A picture of Gonzalez ripping up a gun-range target was altered to show her ripping up a copy of the Constitution. The picture quickly made the rounds on conservative and alt-right sites like Gab, which tweeted the image to 100,000 followers, some of whom actually thought the picture was legitimate. These are people who think the kids are being manipulated!

Gonzalez also incurred the wrath of Rep. Steven King, who criticized her for wearing a patch of the Cuban flag on her clothes. First, Gonzales' father migrated to the U.S. from Cuba. Second, the Cuban flag has been around since 1902—long before Fidel Castro came to power—and is used as a symbol of nationalism by both the Cuban government and anti-Castro exiles.
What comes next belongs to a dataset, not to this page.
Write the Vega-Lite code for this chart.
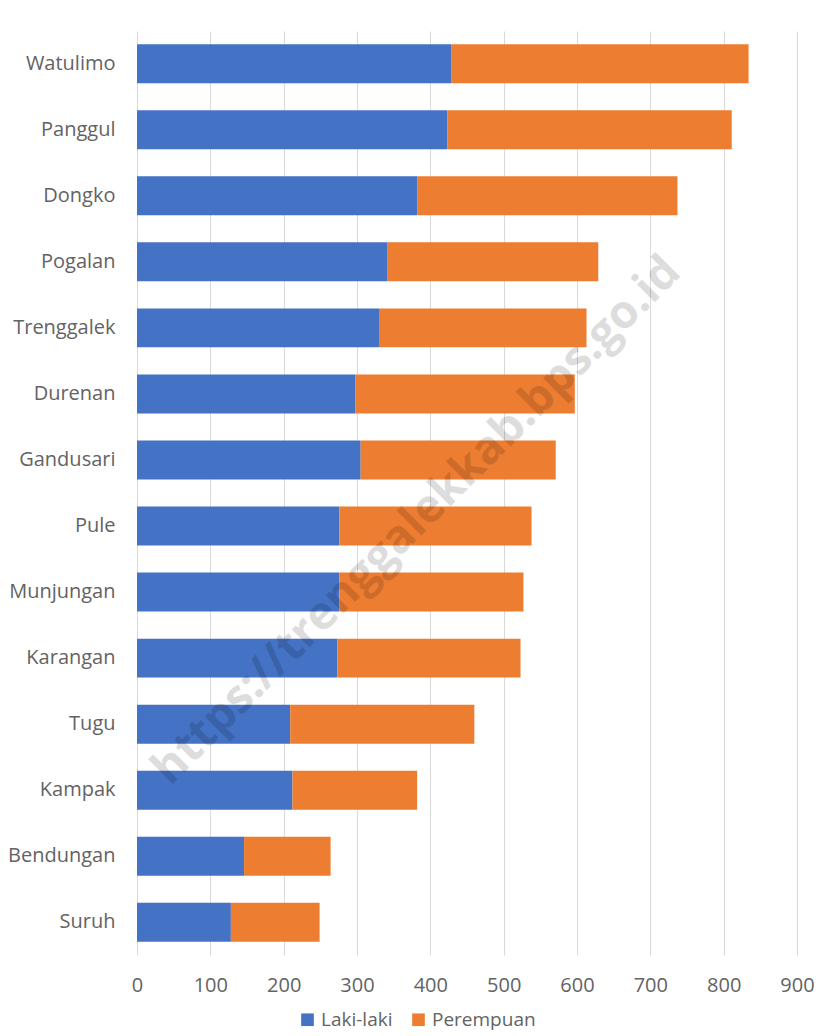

Hogg had to put up with various riffs on his last name (you know, pig, piggie, piglet), the kind of sophomore humor you don't expect from mature adults. Then there were the critics of his crude language, this from people who have no problem with a president who regularly debases the office he occupies with similar language.

Several right wing web sites claimed the Florida students were "crisis actors" and a right-wing blog, Red State, said Hogg wasn't at the school during the shooting (the claim was later retracted).

Even Fox News talking head Laura Ingraham couldn't resist piling on, mocking Hogg because he was rejected by four campuses of the University of California system. She later apologized. (You would think the UC system would be a perfect fit for Hogg. Must be the quota thing.)

Several critics said the students were no better than the Hitler Youth — InfoWars even overlaid a speech Adolph Hitler made at a Nazi rally with footage of Hogg's speech. These guys can't even get their political comparisons right: Instead of Hitler Youth, a more accurate analogy is the Komsomol, Lenin's Young Communist League.

Finally, we have Rick Santorum, a former U.S. senator who some people actually supported for president. His solution to gun violence in schools? "How about kids, instead of looking to someone else to solve their problem, do something about taking CPR classes or trying to deal with situations where there are violent shooters?"

There are a couple of problems with this suggestion. First, CPR doesn't do any good when blood is gushing from open wounds. Second, isn't it the responsibility of adults to solve problems?

The real problem conservatives have with these kids is that they are going to press the issue of gun violence through the mid-term elections, and that four million of them will become eligible to vote this year.

They are not likely to cast votes that reflect conservative values. Every poll taken in the last 20 years shows that only those over 50 hold conservative views on the wedge social issues of the day, and that young adults favor an inclusive society that respects our diversity, a trend many of their elders see as threatening to their values, which they always claim are America's values.

All conservatives have to offer is resistance, generally in the form of gerrymandering of legislative districts and laws designed to make it difficult for minorities to vote in an effort to prolong the clout of our dwindling white majority as long as possible. No wonder these guys are reacting like children.